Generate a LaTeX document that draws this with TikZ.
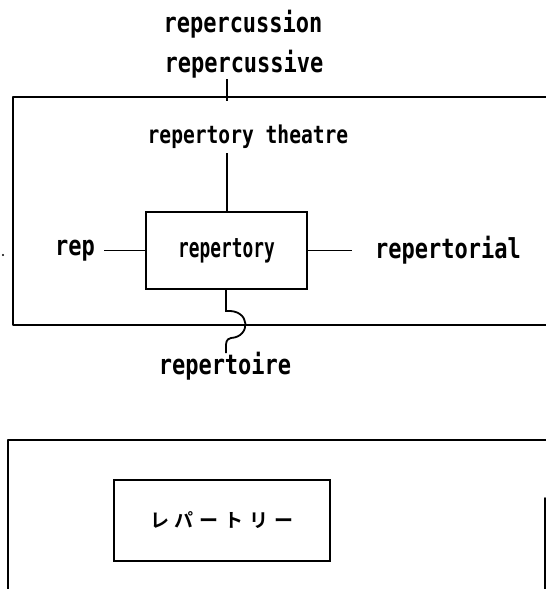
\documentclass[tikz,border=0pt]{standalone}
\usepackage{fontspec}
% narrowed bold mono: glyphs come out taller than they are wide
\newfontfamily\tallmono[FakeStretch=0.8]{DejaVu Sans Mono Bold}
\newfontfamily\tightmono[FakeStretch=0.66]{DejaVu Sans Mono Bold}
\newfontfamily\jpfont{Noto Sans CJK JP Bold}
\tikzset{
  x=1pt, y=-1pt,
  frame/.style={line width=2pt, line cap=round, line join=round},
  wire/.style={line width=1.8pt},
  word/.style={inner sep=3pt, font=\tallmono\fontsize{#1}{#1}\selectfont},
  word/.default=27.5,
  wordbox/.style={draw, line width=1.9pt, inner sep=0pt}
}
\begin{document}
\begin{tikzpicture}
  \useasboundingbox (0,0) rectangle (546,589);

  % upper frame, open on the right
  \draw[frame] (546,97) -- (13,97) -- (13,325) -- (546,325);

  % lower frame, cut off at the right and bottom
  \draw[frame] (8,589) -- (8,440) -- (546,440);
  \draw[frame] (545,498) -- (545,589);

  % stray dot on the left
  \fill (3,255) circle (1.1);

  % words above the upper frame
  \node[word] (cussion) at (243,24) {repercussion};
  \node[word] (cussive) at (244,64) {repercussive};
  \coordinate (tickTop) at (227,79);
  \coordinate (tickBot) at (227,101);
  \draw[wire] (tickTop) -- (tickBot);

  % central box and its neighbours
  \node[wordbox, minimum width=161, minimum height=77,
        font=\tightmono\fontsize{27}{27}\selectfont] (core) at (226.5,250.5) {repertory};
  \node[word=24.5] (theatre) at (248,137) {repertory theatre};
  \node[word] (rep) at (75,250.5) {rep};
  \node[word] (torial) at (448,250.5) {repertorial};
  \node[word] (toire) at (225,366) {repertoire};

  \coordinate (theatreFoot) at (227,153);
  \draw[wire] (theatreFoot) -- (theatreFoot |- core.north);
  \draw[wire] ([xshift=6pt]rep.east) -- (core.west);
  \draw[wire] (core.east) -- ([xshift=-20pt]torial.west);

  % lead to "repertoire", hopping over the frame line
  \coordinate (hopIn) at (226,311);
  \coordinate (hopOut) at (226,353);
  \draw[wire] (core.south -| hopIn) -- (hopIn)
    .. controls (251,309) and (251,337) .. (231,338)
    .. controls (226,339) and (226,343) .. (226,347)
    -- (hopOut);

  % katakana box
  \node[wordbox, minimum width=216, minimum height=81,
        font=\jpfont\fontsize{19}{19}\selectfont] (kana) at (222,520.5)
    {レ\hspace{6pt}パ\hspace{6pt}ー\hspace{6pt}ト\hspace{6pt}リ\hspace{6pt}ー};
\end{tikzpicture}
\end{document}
───
DIRECTIONS:
Leave out any pictures and return exactly the lines from the beginning of the data through the line with "(545,498) -- (545,589);", inclusive.

OUTPUT:
Generate a LaTeX document that draws this with TikZ.
\documentclass[tikz,border=0pt]{standalone}
\usepackage{fontspec}
% narrowed bold mono: glyphs come out taller than they are wide
\newfontfamily\tallmono[FakeStretch=0.8]{DejaVu Sans Mono Bold}
\newfontfamily\tightmono[FakeStretch=0.66]{DejaVu Sans Mono Bold}
\newfontfamily\jpfont{Noto Sans CJK JP Bold}
\tikzset{
  x=1pt, y=-1pt,
  frame/.style={line width=2pt, line cap=round, line join=round},
  wire/.style={line width=1.8pt},
  word/.style={inner sep=3pt, font=\tallmono\fontsize{#1}{#1}\selectfont},
  word/.default=27.5,
  wordbox/.style={draw, line width=1.9pt, inner sep=0pt}
}
\begin{document}
\begin{tikzpicture}
  \useasboundingbox (0,0) rectangle (546,589);

  % upper frame, open on the right
  \draw[frame] (546,97) -- (13,97) -- (13,325) -- (546,325);

  % lower frame, cut off at the right and bottom
  \draw[frame] (8,589) -- (8,440) -- (546,440);
  \draw[frame] (545,498) -- (545,589);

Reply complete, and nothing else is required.